Israel’s Iron Dome and its Lessons

Just recently, Hamas punched the Israeli Iron Dome full of holes. The Iron Dome is an Israeli missile defense system which was supposed to protect Israel from enemy missile and artillery attacks. While the Iron Dome was highly successful, Hamas fired 130 rockets against Tel Aviv, piercing through the Iron Dome’s defence.

Iron Dome was successful against single missiles, but proved unable to fully deal with a coordinated attack. Hamas appears to have used cheap ballistic rockets as “chaff” to protect more expensive Grad rockets, which have a range of 40 kilometers. Israel was for some time aware that Libanon’s Hezbollah has the ability to fire 500 rockets a day, which is far more than what the Iron Dome can deal with.

Further, there is an issue of cost. Iron Dome cost 2,5 to 3 billion USD; if each of Hamas’ rockets cost a thousand USD, then Hamas has achieved cost:value advantage of up to 6 million to one (two interceptors for each rocket). This means that unguided rockets are actually a good tool for piercing the Iron Dome: even if they do not strike targets, an enemy with enough rockets could force the Iron Dome to run out of the interceptors. Effectiveness of the system is also in question. For the most part, Hamas fired rockets in small salvos or individually. But while Hamas’ arsenal is limited, Hezbollah may have 150 000 rockets, and rockets fired in large salvos may well be able to overwhelm the system.

While only a small portion of projectiles pierced the Dome (this appears to be supported by the videos of the attacks), the main aim is political. Israel faces a “damned if you do, damned if you don’t” dilemma: if they do not respond they appear weak, and if they do they appear as bullies. In this, the Iron Dome is actually a significant strategic disadvantage, as its existence makes any active military response far more difficult to justify. It is thus a good example of how even a tactically ineffective weapon can be strategically useful.

Hamas has further capitalized on the Irin Dome’s effectiveness by placing the rocket launchers in densely settled areas, thus provoking increased collateral damage in case of any retaliation. This may further limit the Israel’s will and ability to respond, and Iron Dome will allow Israeli leaders a narrative of success while they let dangerous problems (and many of them of their own making) fester. Deployment of the Iron Dome has in fact significantly affected how Israel fights. The 2008/9 Operation Cast Lead, which took place before the Iron Dome’s deployment, saw significant ground maneuver by IDF infantry and armoured forces. But both major conflicts against Hamas fought after Iron Dome’s deployment in 2011. – the 2012 Operation Pillar of Defense and the 2014 Operation Protective Edge – saw no major ground offensives, or even any ground-based effort to defeat Hamas in the field.

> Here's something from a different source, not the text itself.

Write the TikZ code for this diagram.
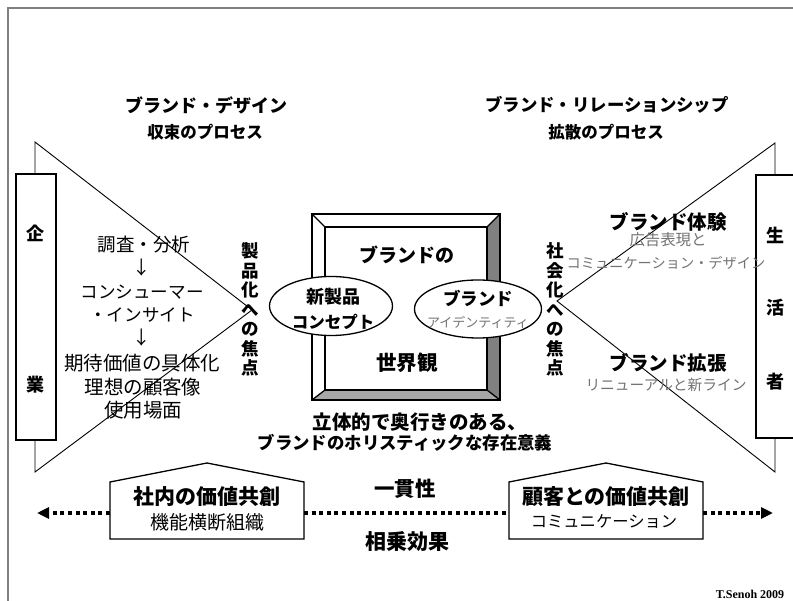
\documentclass[tikz,border=0pt]{standalone}
\usepackage{fontspec}
\setmainfont{Noto Sans CJK JP}
\newfontfamily\serifen{Liberation Serif}
\usetikzlibrary{arrows.meta,shapes.geometric}
\tikzset{
  every node/.style={inner sep=0pt, outer sep=0pt},
  ttl/.style={font=\bfseries\fontsize{18}{20}\selectfont},
  subttl/.style={font=\bfseries\fontsize{16.5}{19}\selectfont},
  lst/.style={font=\fontsize{18.5}{22}\selectfont},
  bld/.style={font=\bfseries\fontsize{#1}{#1}\selectfont},
  reg/.style={font=\fontsize{#1}{#1}\selectfont},
  gtxt/.style={text=black!55, font=\fontsize{#1}{#1}\selectfont},
  vtxt/.style={font=\bfseries\fontsize{17.5}{19.5}\selectfont, align=center},
  thin/.style={line width=0.9pt},
  boxline/.style={line width=1.3pt},
  dotline/.style={line width=3.6pt, dash pattern=on 4pt off 3.6pt},
  framel/.style={draw=black!50, line width=1.3pt}
}
\begin{document}
\begin{tikzpicture}[x=1pt,y=-1pt]
\useasboundingbox (0,0) rectangle (793,601);
\fill[white] (0,0) rectangle (793,601);
% page frame
\draw[framel] (8,601) -- (8,8) -- (793,8);

% titles
\node[ttl] (tl) at (206,105) {ブランド・デザイン};
\node[subttl] (sl) at (205,132) {収束のプロセス};
\node[ttl, font=\bfseries\fontsize{17.4}{20}\selectfont] (tr) at (607,105) {ブランド・リレーションシップ};
\node[subttl] (sr) at (606,132) {拡散のプロセス};

% left funnel
\coordinate (ltop) at (35,142);
\coordinate (lbot) at (35,472);
\coordinate (lapex) at (252,310);
\draw[thin] (35,174) -- (ltop) -- (lapex) -- (lbot) -- (35,440);
\node[draw, boxline, fill=white, minimum width=40pt, minimum height=266pt] (kigyo) at (36,307) {};
\node[bld=18] (ki) at (35,233) {企};
\node[bld=18] (gyo) at (35,385) {業};

% right funnel
\coordinate (rtop) at (775,143);
\coordinate (rbot) at (775,472);
\coordinate (rapex) at (557,301);
\draw[thin] (775,175) -- (rtop) -- (rapex) -- (rbot) -- (775,438);
\draw[boxline, fill=white] (800,175) -- (756,175) -- (756,438) -- (800,438);
\node[bld=18] (sei) at (775,235) {生};
\node[bld=18] (katsu) at (775,308) {活};
\node[bld=18] (sha) at (775,382) {者};

% left list
\node[lst] (l1) at (144,245) {調査・分析};
\node[lst] (l2) at (142,268) {↓};
\node[lst, font=\fontsize{17.6}{20}\selectfont] (l3) at (142,292) {コンシューマー};
\node[lst, font=\fontsize{17.6}{20}\selectfont] (l4) at (142,315) {・インサイト};
\node[lst] (l5) at (142,338) {↓};
\node[lst, font=\fontsize{19.5}{22}\selectfont] (l6) at (142,363) {期待価値の具体化};
\node[lst, font=\fontsize{19.5}{22}\selectfont] (l7) at (143,387) {理想の顧客像};
\node[lst, font=\fontsize{19.5}{22}\selectfont] (l8) at (143,410) {使用場面};

% right texts
\node[bld=19.5] (r1) at (668,222) {ブランド体験};
\node[gtxt=15.4] (r2) at (668,240) {広告表現と};
\node[gtxt=14.2] (r3) at (666,263) {コミュニケーション・デザイン};
\node[bld=19.5] (r4) at (668,363) {ブランド拡張};
\node[gtxt=14.7] (r5) at (666,385) {リニューアルと新ライン};

% vertical texts
\node[vtxt] (vl) at (250,309.5) {製\\品\\化\\へ\\の\\焦\\点};
\node[vtxt] (vr) at (555,309.5) {社\\会\\化\\へ\\の\\焦\\点};

% center bevel frame
\coordinate (o1) at (312,214); \coordinate (o2) at (500,214);
\coordinate (o3) at (500,400); \coordinate (o4) at (312,400);
\coordinate (i1) at (325,227); \coordinate (i2) at (487,227);
\coordinate (i3) at (487,390); \coordinate (i4) at (325,390);
\fill[white] (o1) -- (o2) -- (i2) -- (i1) -- cycle;
\fill[white] (o1) -- (o4) -- (i4) -- (i1) -- cycle;
\fill[black!50] (o2) -- (o3) -- (i3) -- (i2) -- cycle;
\fill[black!35] (o3) -- (o4) -- (i4) -- (i3) -- cycle;
\fill[white] (i1) rectangle (i3);
\draw[boxline] (o1) rectangle (o3);
\draw[boxline] (i1) rectangle (i3);
\draw[boxline] (o1) -- (i1) (o2) -- (i2) (o3) -- (i3) (o4) -- (i4);

\node[bld=19] (c1) at (407,255) {ブランドの};
\node[bld=20.5] (c2) at (407,363) {世界観};

% ellipses
\node[draw, boxline, fill=white, ellipse, minimum width=123pt, minimum height=59pt] (el) at (331,306) {};
\node[draw, boxline, fill=white, ellipse, minimum width=127pt, minimum height=58pt] (er) at (478,309) {};
\node[bld=18] (e1) at (333,297) {新製品};
\node[bld=16.5] (e2) at (333,322) {コンセプト};
\node[bld=17.5] (e3) at (478,298) {ブランド};
\node[gtxt=13] (e4) at (478,322) {アイデンティティ};

\node[bld=19.5] (d1) at (420,422) {立体的で奥行きのある、};
\node[bld=17.4] (d2) at (405,443) {ブランドのホリスティックな存在意義};

% houses
\draw[boxline, fill=white] (110,539) -- (110,482) -- (207,463) -- (304,482) -- (304,539) -- cycle;
\draw[boxline, fill=white] (509,539) -- (509,482) -- (606,463) -- (703,482) -- (703,539) -- cycle;
\coordinate (hlL) at (110,513); \coordinate (hlR) at (304,513);
\coordinate (hrL) at (509,513); \coordinate (hrR) at (703,513);
\coordinate (tipL) at (37,513); \coordinate (tipR) at (773,513);

\node[bld=21] (h1) at (207,497) {社内の価値共創};
\node[reg=19] (h2) at (207,522) {機能横断組織};
\node[bld=21] (h3) at (606,497) {顧客との価値共創};
\node[reg=16.3] (h4) at (604,522) {コミュニケーション};

\draw[dotline, -{Triangle[length=12pt,width=11pt]}] (hlL) -- (tipL);
\draw[dotline] (hlR) -- (hrL);
\draw[dotline, -{Triangle[length=12pt,width=11pt]}] (hrR) -- (tipR);

\node[bld=20.5] (m1) at (405,489) {一貫性};
\node[bld=21] (m2) at (407,542) {相乗効果};

\node[font=\serifen\bfseries\fontsize{12}{12}\selectfont] (cr) at (750,594) {T.Senoh 2009};
\end{tikzpicture}
\end{document}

Previous Israeli defensive projects were all failures. The Bar-Lev line performed barely better than the Maginot line, sucking up resources in attempts to rescue troops that got trapped on the line. Only Arab incompetence prevented it from becoming an outright disaster. Maginot Line itself was a disaster: it sucked up full 6% of French defensive budget, while at the same time creating a false atmosphere of security and preventing the development of flexible defense-in-depth and mobile reserve concepts. The result was that in the 1940., France surrendered in 46 days. For comparison, Poland – despite much weaker militarily and attacked from two sides – lasted for 35 days. During 1991. Gulf War, Israel relied on the US Patriot missiles for defense. Yet Patriot only managed to hit one out of 39 al-Hussein Scud missiles fired by Saddam’s forces.

Iron Dome is in fact a political project. IDF does not believe in the possibility of victory through defense. But military offensives create problems for Israel’s leaders, who have to face international investigations and the anger of allies, both caused by the West’s idiotic ideal of a “clean war”. But politicians pushed the project to protect their voting bloc, and are now hiding behind it while Hamas’ and Islamic Jihad’s capabilities grow – they are now capable of easily reaching Tel Aviv and Jerusalem.

It is also questionable how long will the Iron Dome remain effective. Human beings adapt, and adversaries will figure out how to reduce the impact of the Iron Done. During 2014. Operation Protective Edge, short-range mortars were used as they had flight times too short to be reliably targeted. And conventional artillery of a state military such as North Korea can fire too many shells in too short period of time for the Iron Dome to stop it – up to 500 000 shells per hour for several hours.

Overall, the Iron Dome is a tactical success but a strategic failure. Much like the US myth of decisive air power, the Iron Dome is proposing a technological solution to tactical, strategic and even diplomatic-political problems. It allows the politicians to kick the can down the street and declare victory. The illusion that technological wizardry of the Iron Dome can offer a solution is a very dangerous one, and in fact allows everyone to ignore real solutions as both sides lose the incentive to come to a negotiating table: Israel due to reduced threat of rocket bombardment, and Hamas due to reduced threat of Israeli ground offensive.